In 2015, he used X-ray tomography and computer vision to “unwrap” and help scholars read the badly charred En-Gedi scroll that was found in the Dead Sea region of Israel. Dating to the 3rd or 4th century CE, it was found to contain texts from the Biblical book of Leviticus. In 2008, he was the first to discover the presence of lead in the ink used in the Herculaneum texts.

In 2019, he and his team used a particle accelerator to make micro-CT scans of two intact scrolls at the Institut de France, where some are preserved. For the first time, researchers could peer through to every strand and fibre in the densely compact and charred scrolls, without trying to open it.
This year, Seales and his team had a breakthrough when they found that their machine-learning model was able to detect ink and some letters from the data acquired through the various scans. The model revealed Greek lettering, but reading the texts on the scrolls is a much larger challenge, given how the burned layers of papyrus have merged, morphed and frayed over time.

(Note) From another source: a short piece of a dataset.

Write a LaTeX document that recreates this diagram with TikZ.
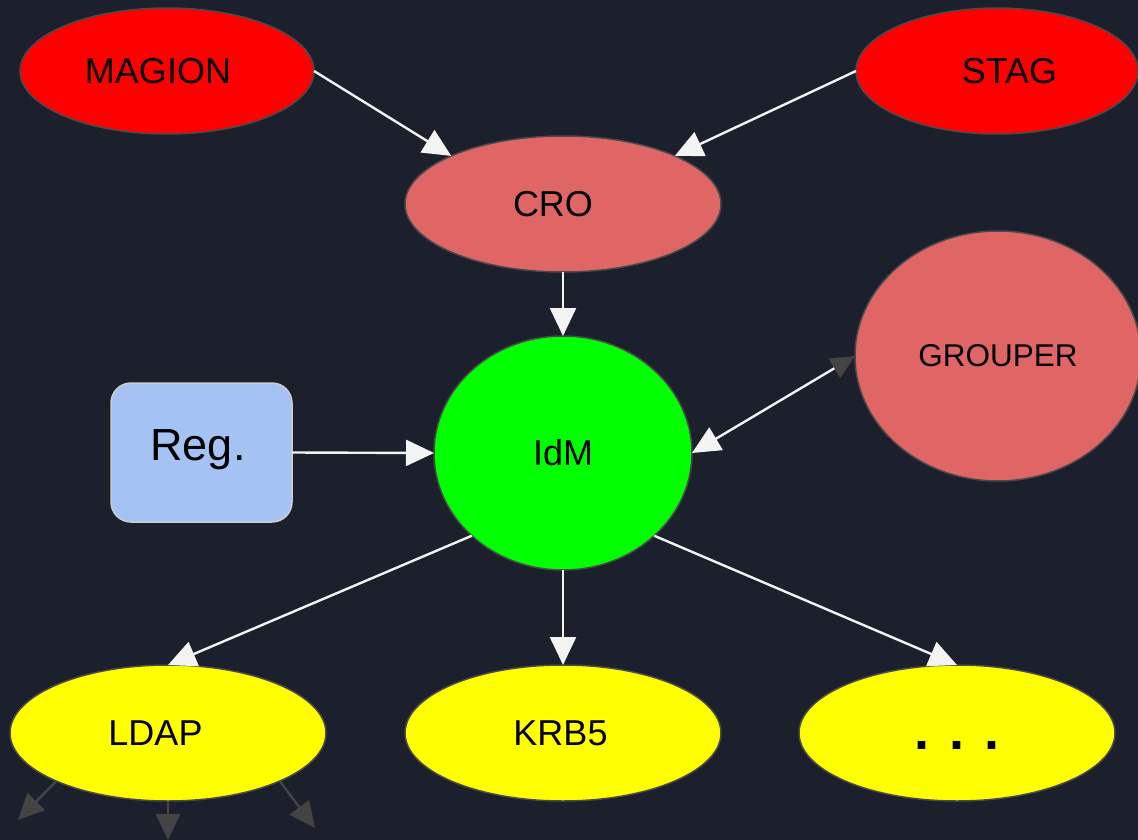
\documentclass[tikz,border=0pt]{standalone}
\usepackage{fontspec}
\setmainfont{Liberation Sans}
\usetikzlibrary{shapes.geometric,arrows.meta}
\definecolor{bg}{HTML}{1B202C}
\definecolor{redA}{HTML}{FF0000}
\definecolor{croRed}{HTML}{E06666}
\definecolor{idmGreen}{HTML}{00FF00}
\definecolor{outYellow}{HTML}{FFFF00}
\definecolor{regBlue}{HTML}{A4C2F4}
\definecolor{edgeGray}{HTML}{4A4A4A}
\definecolor{regEdge}{HTML}{CCCCCC}
\definecolor{arrowWhite}{HTML}{F3F3F3}
\definecolor{darkArrow}{HTML}{444444}
\begin{document}
\begin{tikzpicture}[x=1pt,y=-1pt,
  oval/.style={ellipse, draw=edgeGray, line width=1.5pt, inner sep=0pt, outer sep=0pt},
  lbl/.style={font=\fontsize{36}{40}\selectfont, text=black, inner sep=0pt},
  conn/.style={draw=arrowWhite, line width=2.4pt, -{Triangle[length=28pt,width=26pt]}},
  dconn/.style={draw=darkArrow, line width=2.4pt, -{Triangle[length=26pt,width=24pt]}}]
\fill[bg] (0,0) rectangle (1138,840);
\useasboundingbox (0,0) rectangle (1138,840);

\node[oval, fill=redA, minimum width=294pt, minimum height=126pt,
  label={[lbl,xshift=-9pt]center:MAGION}] (magion) at (167,71) {};
\node[oval, fill=redA, minimum width=282pt, minimum height=126pt,
  label={[lbl,xshift=12.5pt]center:STAG}] (stag) at (997,71) {};
\node[oval, fill=croRed, minimum width=316pt, minimum height=136pt,
  label={[lbl,xshift=-10pt]center:CRO}] (cro) at (563,204) {};
\node[oval, fill=croRed, minimum width=286pt, minimum height=250pt,
  label={[lbl,font=\fontsize{31.5}{36}\selectfont]center:GROUPER}] (grouper) at (998,356) {};
\node[oval, fill=idmGreen, minimum width=258pt, minimum height=234pt,
  label={[lbl]center:IdM}] (idm) at (563,453) {};
\node[draw=regEdge, fill=regBlue, line width=1.5pt, rounded corners=20pt,
  minimum width=181pt, minimum height=139pt, inner sep=0pt, outer sep=0pt,
  label={[lbl,font=\fontsize{45}{50}\selectfont,xshift=-3.5pt,yshift=2.5pt]center:Reg.}] (reg) at (201.5,452.5) {};
\node[oval, fill=outYellow, minimum width=316pt, minimum height=136pt,
  label={[lbl,xshift=-12.5pt]center:LDAP}] (ldap) at (168,733) {};
\node[oval, fill=outYellow, minimum width=316pt, minimum height=136pt,
  label={[lbl,xshift=-2.5pt]center:KRB5}] (krb) at (563,733) {};
\node[oval, fill=outYellow, minimum width=316pt, minimum height=136pt,
  label={[lbl,font=\bfseries\fontsize{54}{60}\selectfont,yshift=-12.5pt]center:. . .}] (more) at (957,733) {};

\coordinate (g1) at (18,820);
\coordinate (g2) at (168,840);
\coordinate (g3) at (315,828);

\draw[conn] (magion.east) -- (cro.north west);
\draw[conn] (stag.west) -- (cro.north east);
\draw[conn] (cro.south) -- (idm.north);
\draw[conn] (reg.east) -- (idm.west);
\draw[draw=arrowWhite, line width=2.4pt,
  {Triangle[length=24pt,width=22pt,color=darkArrow]}-{Triangle[length=28pt,width=26pt]}]
  (grouper.west) -- (idm.east);
\draw[conn] (idm.south west) -- (ldap.north);
\draw[conn] (idm.south) -- (krb.north);
\draw[conn] (idm.south east) -- (more.north);

\draw[dconn] (ldap.south west) -- (g1);
\draw[dconn] (ldap.south) -- (g2);
\draw[dconn] (ldap.south east) -- (g3);
\end{tikzpicture}
\end{document}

All the data collected over the years by Seales and his team has now been opened up to the public, in the hopes that others will be able to design digital tools that can help scholars read and study these texts.
Almost 8 TB of data, including infrared images and 3D X-ray scans of the two scrolls and four fragments, as well as detailed tutorials on the existing virtual unwrapping tech (pioneered by Seales and his team), is available on scrollprize.org.
The four winners of the first round of prizes ($2,500 each; for designing tools that can help participants virtually unravel the scrolls) were announced in April. The winners were picked from among 300 entries.
Software engineer Luke Farritor won for his 3D scroll viewer; Moshe Levy created segmentation tools to help map scrolls in segments. Brett Olsen, a computational biologist, was awarded for creating meticulous notebooks elaborating on the many tools available. Ryosuke Tanaka won for his starter notebook on ink detection.
The grand prize of $700,000 ( ₹8.26 crore; to be announced in December) will be awarded to the first team to read four passages of text from inside the scrolls.
Among the main challenges for participants is detecting black ink, which often looks exactly like carbonised papyrus in scans. That’s why the presence of lead is so important; it’s a clue to where the ink was laid. The overarching challenge, of course, will be to digitally unpeel the layers that have become enmeshed.
“What interesting about these two scrolls is that we have no idea what they are,” says Janko, who is on the Vesuvius Challenge’s panel of papyrology experts.
If the software and the scientists can rise to the challenge, there might be a lot more to unwrap. Archaeologists believe there are more collections of books waiting to be unearthed at Villa dei Papyri.
“It always seemed odd that we’ve only found Philodemus’s books. It’s inconceivable that such a cultivated and educated man as Piso, with so much wealth, would have not had more,” says Janko. “In the 18th century when early discoverers were tunnelling through 30 metres of debris, they entered a room shaped like a lecture theatre… There have to be more books.”